→ GOAL OF THE EXERCISE: Reproduce the listing below word for word, with no pictures.

→ INFORMATION SUPPLIED:
......
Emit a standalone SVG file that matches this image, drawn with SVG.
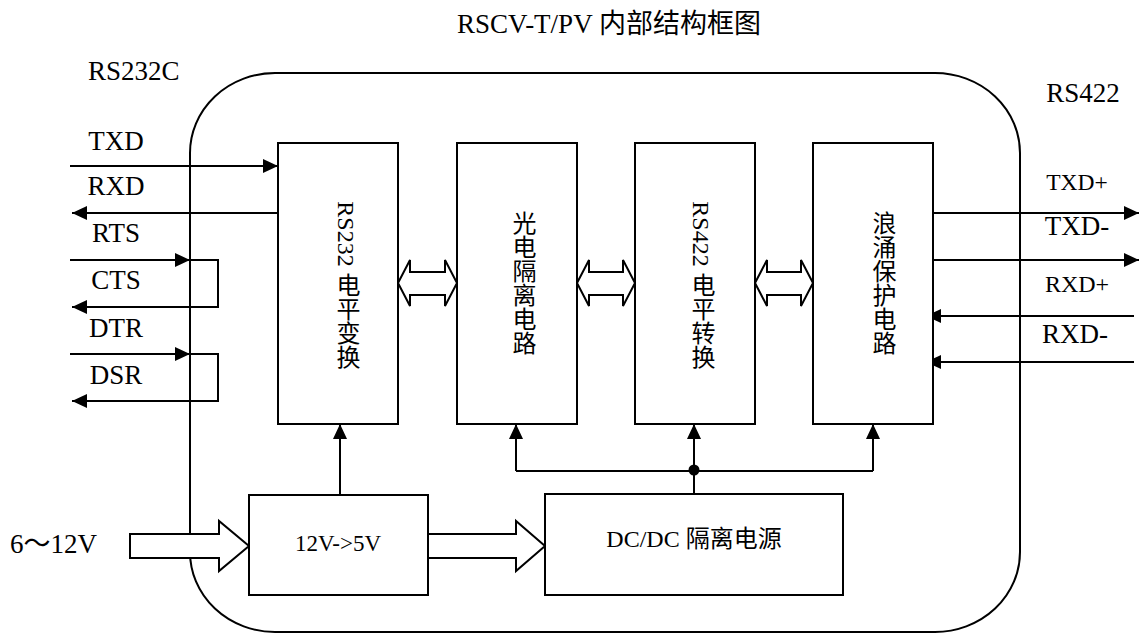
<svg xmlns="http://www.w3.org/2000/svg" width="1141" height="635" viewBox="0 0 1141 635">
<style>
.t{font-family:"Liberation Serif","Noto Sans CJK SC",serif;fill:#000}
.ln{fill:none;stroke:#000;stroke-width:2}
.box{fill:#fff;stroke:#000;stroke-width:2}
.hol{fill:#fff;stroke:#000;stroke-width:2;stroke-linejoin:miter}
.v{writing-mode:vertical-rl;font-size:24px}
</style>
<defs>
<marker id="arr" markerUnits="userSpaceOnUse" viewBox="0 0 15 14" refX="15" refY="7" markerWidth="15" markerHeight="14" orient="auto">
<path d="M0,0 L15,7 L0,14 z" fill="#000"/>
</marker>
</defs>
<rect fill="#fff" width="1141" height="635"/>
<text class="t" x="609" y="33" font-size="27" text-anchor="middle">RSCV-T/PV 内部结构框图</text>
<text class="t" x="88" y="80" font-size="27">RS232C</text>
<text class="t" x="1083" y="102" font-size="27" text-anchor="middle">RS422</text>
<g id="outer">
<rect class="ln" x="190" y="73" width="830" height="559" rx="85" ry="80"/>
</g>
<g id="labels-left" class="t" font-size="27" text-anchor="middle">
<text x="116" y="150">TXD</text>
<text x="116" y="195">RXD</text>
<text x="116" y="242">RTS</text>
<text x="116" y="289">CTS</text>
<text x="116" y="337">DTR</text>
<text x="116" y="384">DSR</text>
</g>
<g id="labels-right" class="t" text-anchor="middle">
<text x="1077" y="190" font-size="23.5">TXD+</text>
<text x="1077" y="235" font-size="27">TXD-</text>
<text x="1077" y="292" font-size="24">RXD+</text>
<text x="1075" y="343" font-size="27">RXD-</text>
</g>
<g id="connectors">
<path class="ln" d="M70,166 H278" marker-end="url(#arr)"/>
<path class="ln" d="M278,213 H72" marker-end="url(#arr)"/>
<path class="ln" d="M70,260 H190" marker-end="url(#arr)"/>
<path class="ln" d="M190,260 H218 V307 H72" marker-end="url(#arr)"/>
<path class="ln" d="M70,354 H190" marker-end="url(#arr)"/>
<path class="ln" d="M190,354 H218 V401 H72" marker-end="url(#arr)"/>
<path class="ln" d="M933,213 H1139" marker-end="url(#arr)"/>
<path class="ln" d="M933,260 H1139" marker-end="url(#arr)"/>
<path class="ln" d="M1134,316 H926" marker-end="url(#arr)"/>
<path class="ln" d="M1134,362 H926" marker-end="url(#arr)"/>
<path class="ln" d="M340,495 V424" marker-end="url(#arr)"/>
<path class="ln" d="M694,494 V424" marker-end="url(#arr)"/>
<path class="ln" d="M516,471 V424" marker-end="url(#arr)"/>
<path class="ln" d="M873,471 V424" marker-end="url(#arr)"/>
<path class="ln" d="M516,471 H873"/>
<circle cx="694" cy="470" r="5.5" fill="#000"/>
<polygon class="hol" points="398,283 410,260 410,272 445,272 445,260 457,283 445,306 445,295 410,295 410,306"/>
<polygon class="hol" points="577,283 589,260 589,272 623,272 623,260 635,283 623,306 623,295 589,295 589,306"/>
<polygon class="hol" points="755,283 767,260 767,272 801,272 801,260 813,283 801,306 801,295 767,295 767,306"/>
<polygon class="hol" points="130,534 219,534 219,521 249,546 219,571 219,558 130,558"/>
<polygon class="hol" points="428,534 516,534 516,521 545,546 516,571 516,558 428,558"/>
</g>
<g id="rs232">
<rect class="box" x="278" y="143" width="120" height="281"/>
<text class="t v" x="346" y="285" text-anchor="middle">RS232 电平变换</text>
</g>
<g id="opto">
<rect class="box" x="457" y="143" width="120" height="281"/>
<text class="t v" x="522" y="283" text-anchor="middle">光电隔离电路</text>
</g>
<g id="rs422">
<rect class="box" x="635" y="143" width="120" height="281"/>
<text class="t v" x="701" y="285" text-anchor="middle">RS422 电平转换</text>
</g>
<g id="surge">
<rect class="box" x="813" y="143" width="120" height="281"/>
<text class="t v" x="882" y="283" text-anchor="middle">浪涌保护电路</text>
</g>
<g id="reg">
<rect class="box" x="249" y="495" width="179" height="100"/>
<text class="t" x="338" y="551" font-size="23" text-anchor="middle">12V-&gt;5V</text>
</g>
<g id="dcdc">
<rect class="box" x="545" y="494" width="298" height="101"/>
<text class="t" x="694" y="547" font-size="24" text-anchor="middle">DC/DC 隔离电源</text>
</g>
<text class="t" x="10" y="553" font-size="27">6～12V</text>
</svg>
......
→ TASK RESULT:
Emit a standalone SVG file that matches this image, drawn with SVG.
<svg xmlns="http://www.w3.org/2000/svg" width="1141" height="635" viewBox="0 0 1141 635">
<style>
.t{font-family:"Liberation Serif","Noto Sans CJK SC",serif;fill:#000}
.ln{fill:none;stroke:#000;stroke-width:2}
.box{fill:#fff;stroke:#000;stroke-width:2}
.hol{fill:#fff;stroke:#000;stroke-width:2;stroke-linejoin:miter}
.v{writing-mode:vertical-rl;font-size:24px}
</style>
<defs>
<marker id="arr" markerUnits="userSpaceOnUse" viewBox="0 0 15 14" refX="15" refY="7" markerWidth="15" markerHeight="14" orient="auto">
<path d="M0,0 L15,7 L0,14 z" fill="#000"/>
</marker>
</defs>
<rect fill="#fff" width="1141" height="635"/>
<text class="t" x="609" y="33" font-size="27" text-anchor="middle">RSCV-T/PV 内部结构框图</text>
<text class="t" x="88" y="80" font-size="27">RS232C</text>
<text class="t" x="1083" y="102" font-size="27" text-anchor="middle">RS422</text>
<g id="outer">
<rect class="ln" x="190" y="73" width="830" height="559" rx="85" ry="80"/>
</g>
<g id="labels-left" class="t" font-size="27" text-anchor="middle">
<text x="116" y="150">TXD</text>
<text x="116" y="195">RXD</text>
<text x="116" y="242">RTS</text>
<text x="116" y="289">CTS</text>
<text x="116" y="337">DTR</text>
<text x="116" y="384">DSR</text>
</g>
<g id="labels-right" class="t" text-anchor="middle">
<text x="1077" y="190" font-size="23.5">TXD+</text>
<text x="1077" y="235" font-size="27">TXD-</text>
<text x="1077" y="292" font-size="24">RXD+</text>
<text x="1075" y="343" font-size="27">RXD-</text>
</g>
<g id="connectors">
<path class="ln" d="M70,166 H278" marker-end="url(#arr)"/>
<path class="ln" d="M278,213 H72" marker-end="url(#arr)"/>
<path class="ln" d="M70,260 H190" marker-end="url(#arr)"/>
<path class="ln" d="M190,260 H218 V307 H72" marker-end="url(#arr)"/>
<path class="ln" d="M70,354 H190" marker-end="url(#arr)"/>
<path class="ln" d="M190,354 H218 V401 H72" marker-end="url(#arr)"/>
<path class="ln" d="M933,213 H1139" marker-end="url(#arr)"/>
<path class="ln" d="M933,260 H1139" marker-end="url(#arr)"/>
<path class="ln" d="M1134,316 H926" marker-end="url(#arr)"/>
<path class="ln" d="M1134,362 H926" marker-end="url(#arr)"/>
<path class="ln" d="M340,495 V424" marker-end="url(#arr)"/>
<path class="ln" d="M694,494 V424" marker-end="url(#arr)"/>
<path class="ln" d="M516,471 V424" marker-end="url(#arr)"/>
<path class="ln" d="M873,471 V424" marker-end="url(#arr)"/>
<path class="ln" d="M516,471 H873"/>
<circle cx="694" cy="470" r="5.5" fill="#000"/>
<polygon class="hol" points="398,283 410,260 410,272 445,272 445,260 457,283 445,306 445,295 410,295 410,306"/>
<polygon class="hol" points="577,283 589,260 589,272 623,272 623,260 635,283 623,306 623,295 589,295 589,306"/>
<polygon class="hol" points="755,283 767,260 767,272 801,272 801,260 813,283 801,306 801,295 767,295 767,306"/>
<polygon class="hol" points="130,534 219,534 219,521 249,546 219,571 219,558 130,558"/>
<polygon class="hol" points="428,534 516,534 516,521 545,546 516,571 516,558 428,558"/>
</g>
<g id="rs232">
<rect class="box" x="278" y="143" width="120" height="281"/>
<text class="t v" x="346" y="285" text-anchor="middle">RS232 电平变换</text>
</g>
<g id="opto">
<rect class="box" x="457" y="143" width="120" height="281"/>
<text class="t v" x="522" y="283" text-anchor="middle">光电隔离电路</text>
</g>
<g id="rs422">
<rect class="box" x="635" y="143" width="120" height="281"/>
<text class="t v" x="701" y="285" text-anchor="middle">RS422 电平转换</text>
</g>
<g id="surge">
<rect class="box" x="813" y="143" width="120" height="281"/>
<text class="t v" x="882" y="283" text-anchor="middle">浪涌保护电路</text>
</g>
<g id="reg">
<rect class="box" x="249" y="495" width="179" height="100"/>
<text class="t" x="338" y="551" font-size="23" text-anchor="middle">12V-&gt;5V</text>
</g>
<g id="dcdc">
<rect class="box" x="545" y="494" width="298" height="101"/>
<text class="t" x="694" y="547" font-size="24" text-anchor="middle">DC/DC 隔离电源</text>
</g>
<text class="t" x="10" y="553" font-size="27">6～12V</text>
</svg>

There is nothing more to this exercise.